### [DIRECTION]
Would you quote every entry exactly, dropping only the pictures?

### [DATA SUPPLIED]
— start —

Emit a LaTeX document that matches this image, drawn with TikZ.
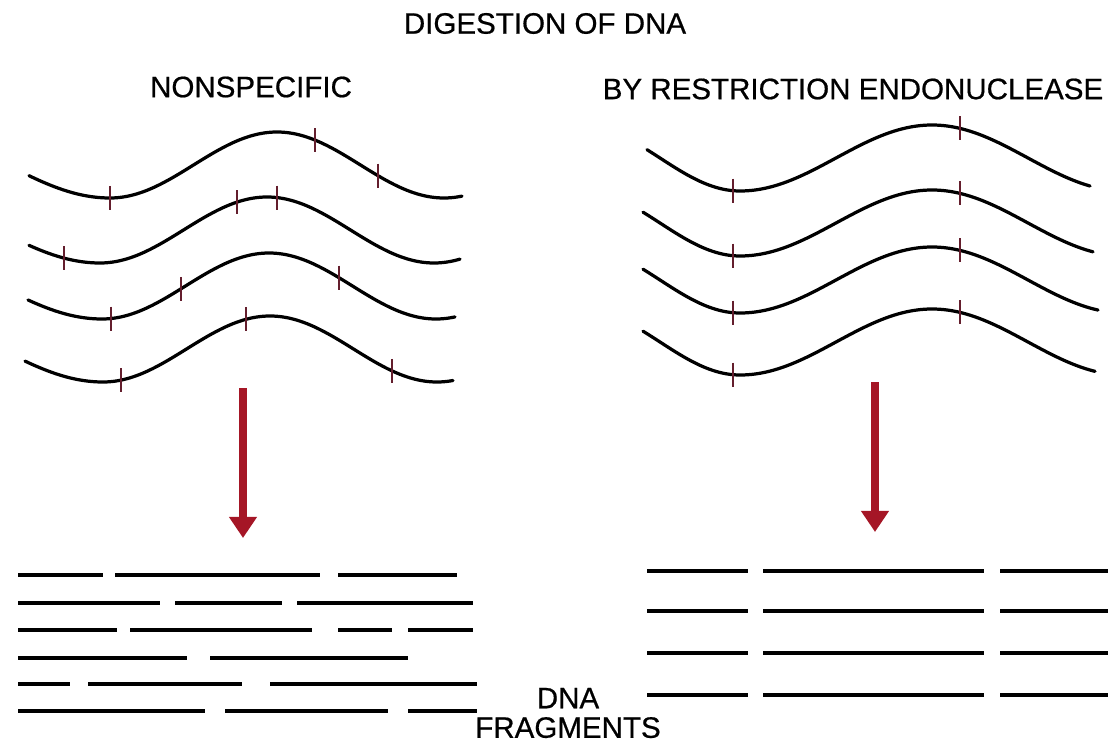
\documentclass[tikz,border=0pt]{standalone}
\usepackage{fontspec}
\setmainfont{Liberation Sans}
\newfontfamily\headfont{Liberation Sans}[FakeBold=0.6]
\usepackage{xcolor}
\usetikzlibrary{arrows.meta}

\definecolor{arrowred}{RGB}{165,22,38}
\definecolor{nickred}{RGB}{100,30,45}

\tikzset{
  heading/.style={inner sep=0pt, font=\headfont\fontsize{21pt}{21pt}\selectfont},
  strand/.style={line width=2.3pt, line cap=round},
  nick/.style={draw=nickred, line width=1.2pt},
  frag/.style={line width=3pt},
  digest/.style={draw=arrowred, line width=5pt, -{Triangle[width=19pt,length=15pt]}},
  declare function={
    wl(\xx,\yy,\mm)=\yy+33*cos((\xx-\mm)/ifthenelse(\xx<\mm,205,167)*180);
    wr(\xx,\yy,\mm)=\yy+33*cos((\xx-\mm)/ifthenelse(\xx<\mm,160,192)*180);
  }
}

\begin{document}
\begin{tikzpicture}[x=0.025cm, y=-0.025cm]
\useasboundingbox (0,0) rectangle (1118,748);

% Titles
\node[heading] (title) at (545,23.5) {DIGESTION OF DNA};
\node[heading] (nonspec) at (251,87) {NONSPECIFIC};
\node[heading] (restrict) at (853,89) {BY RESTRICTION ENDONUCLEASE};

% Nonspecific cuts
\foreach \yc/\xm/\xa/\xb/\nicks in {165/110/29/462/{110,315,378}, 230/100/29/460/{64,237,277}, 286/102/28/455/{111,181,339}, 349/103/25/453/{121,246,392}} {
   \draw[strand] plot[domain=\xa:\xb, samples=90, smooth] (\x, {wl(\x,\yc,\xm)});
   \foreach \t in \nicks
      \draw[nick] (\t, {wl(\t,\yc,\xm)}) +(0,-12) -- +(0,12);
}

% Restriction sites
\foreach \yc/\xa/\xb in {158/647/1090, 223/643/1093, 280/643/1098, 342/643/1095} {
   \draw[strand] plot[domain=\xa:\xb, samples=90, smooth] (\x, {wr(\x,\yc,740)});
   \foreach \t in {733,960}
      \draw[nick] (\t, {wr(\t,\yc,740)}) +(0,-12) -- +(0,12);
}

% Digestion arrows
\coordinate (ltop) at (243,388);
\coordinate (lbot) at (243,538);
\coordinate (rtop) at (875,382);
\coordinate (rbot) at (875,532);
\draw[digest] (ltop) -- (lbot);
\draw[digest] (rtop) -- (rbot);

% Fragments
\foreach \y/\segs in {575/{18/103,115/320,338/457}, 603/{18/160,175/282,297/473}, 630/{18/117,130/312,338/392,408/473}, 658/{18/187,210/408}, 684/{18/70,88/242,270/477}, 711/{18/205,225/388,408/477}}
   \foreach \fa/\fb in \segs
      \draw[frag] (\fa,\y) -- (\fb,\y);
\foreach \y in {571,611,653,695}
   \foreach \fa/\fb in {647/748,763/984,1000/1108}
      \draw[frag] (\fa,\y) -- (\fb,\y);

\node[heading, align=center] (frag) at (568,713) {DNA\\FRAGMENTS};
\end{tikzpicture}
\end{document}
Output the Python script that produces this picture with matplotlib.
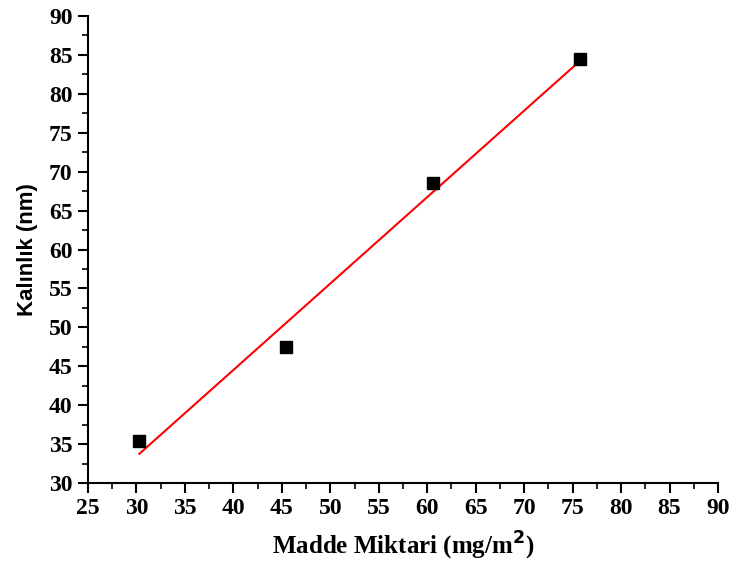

— end —

### [EXERCISE RESULT]
Emit a LaTeX document that matches this image, drawn with TikZ.
\documentclass[tikz,border=0pt]{standalone}
\usepackage{fontspec}
\setmainfont{Liberation Sans}
\newfontfamily\headfont{Liberation Sans}[FakeBold=0.6]
\usepackage{xcolor}
\usetikzlibrary{arrows.meta}

\definecolor{arrowred}{RGB}{165,22,38}
\definecolor{nickred}{RGB}{100,30,45}

\tikzset{
  heading/.style={inner sep=0pt, font=\headfont\fontsize{21pt}{21pt}\selectfont},
  strand/.style={line width=2.3pt, line cap=round},
  nick/.style={draw=nickred, line width=1.2pt},
  frag/.style={line width=3pt},
  digest/.style={draw=arrowred, line width=5pt, -{Triangle[width=19pt,length=15pt]}},
  declare function={
    wl(\xx,\yy,\mm)=\yy+33*cos((\xx-\mm)/ifthenelse(\xx<\mm,205,167)*180);
    wr(\xx,\yy,\mm)=\yy+33*cos((\xx-\mm)/ifthenelse(\xx<\mm,160,192)*180);
  }
}

\begin{document}
\begin{tikzpicture}[x=0.025cm, y=-0.025cm]
\useasboundingbox (0,0) rectangle (1118,748);

% Titles
\node[heading] (title) at (545,23.5) {DIGESTION OF DNA};
\node[heading] (nonspec) at (251,87) {NONSPECIFIC};
\node[heading] (restrict) at (853,89) {BY RESTRICTION ENDONUCLEASE};

% Nonspecific cuts
\foreach \yc/\xm/\xa/\xb/\nicks in {165/110/29/462/{110,315,378}, 230/100/29/460/{64,237,277}, 286/102/28/455/{111,181,339}, 349/103/25/453/{121,246,392}} {
   \draw[strand] plot[domain=\xa:\xb, samples=90, smooth] (\x, {wl(\x,\yc,\xm)});
   \foreach \t in \nicks
      \draw[nick] (\t, {wl(\t,\yc,\xm)}) +(0,-12) -- +(0,12);
}

% Restriction sites
\foreach \yc/\xa/\xb in {158/647/1090, 223/643/1093, 280/643/1098, 342/643/1095} {
   \draw[strand] plot[domain=\xa:\xb, samples=90, smooth] (\x, {wr(\x,\yc,740)});
   \foreach \t in {733,960}
      \draw[nick] (\t, {wr(\t,\yc,740)}) +(0,-12) -- +(0,12);
}

% Digestion arrows
\coordinate (ltop) at (243,388);
\coordinate (lbot) at (243,538);
\coordinate (rtop) at (875,382);
\coordinate (rbot) at (875,532);
\draw[digest] (ltop) -- (lbot);
\draw[digest] (rtop) -- (rbot);

% Fragments
\foreach \y/\segs in {575/{18/103,115/320,338/457}, 603/{18/160,175/282,297/473}, 630/{18/117,130/312,338/392,408/473}, 658/{18/187,210/408}, 684/{18/70,88/242,270/477}, 711/{18/205,225/388,408/477}}
   \foreach \fa/\fb in \segs
      \draw[frag] (\fa,\y) -- (\fb,\y);
\foreach \y in {571,611,653,695}
   \foreach \fa/\fb in {647/748,763/984,1000/1108}
      \draw[frag] (\fa,\y) -- (\fb,\y);

\node[heading, align=center] (frag) at (568,713) {DNA\\FRAGMENTS};
\end{tikzpicture}
\end{document}
Output the Python script that produces this picture with matplotlib.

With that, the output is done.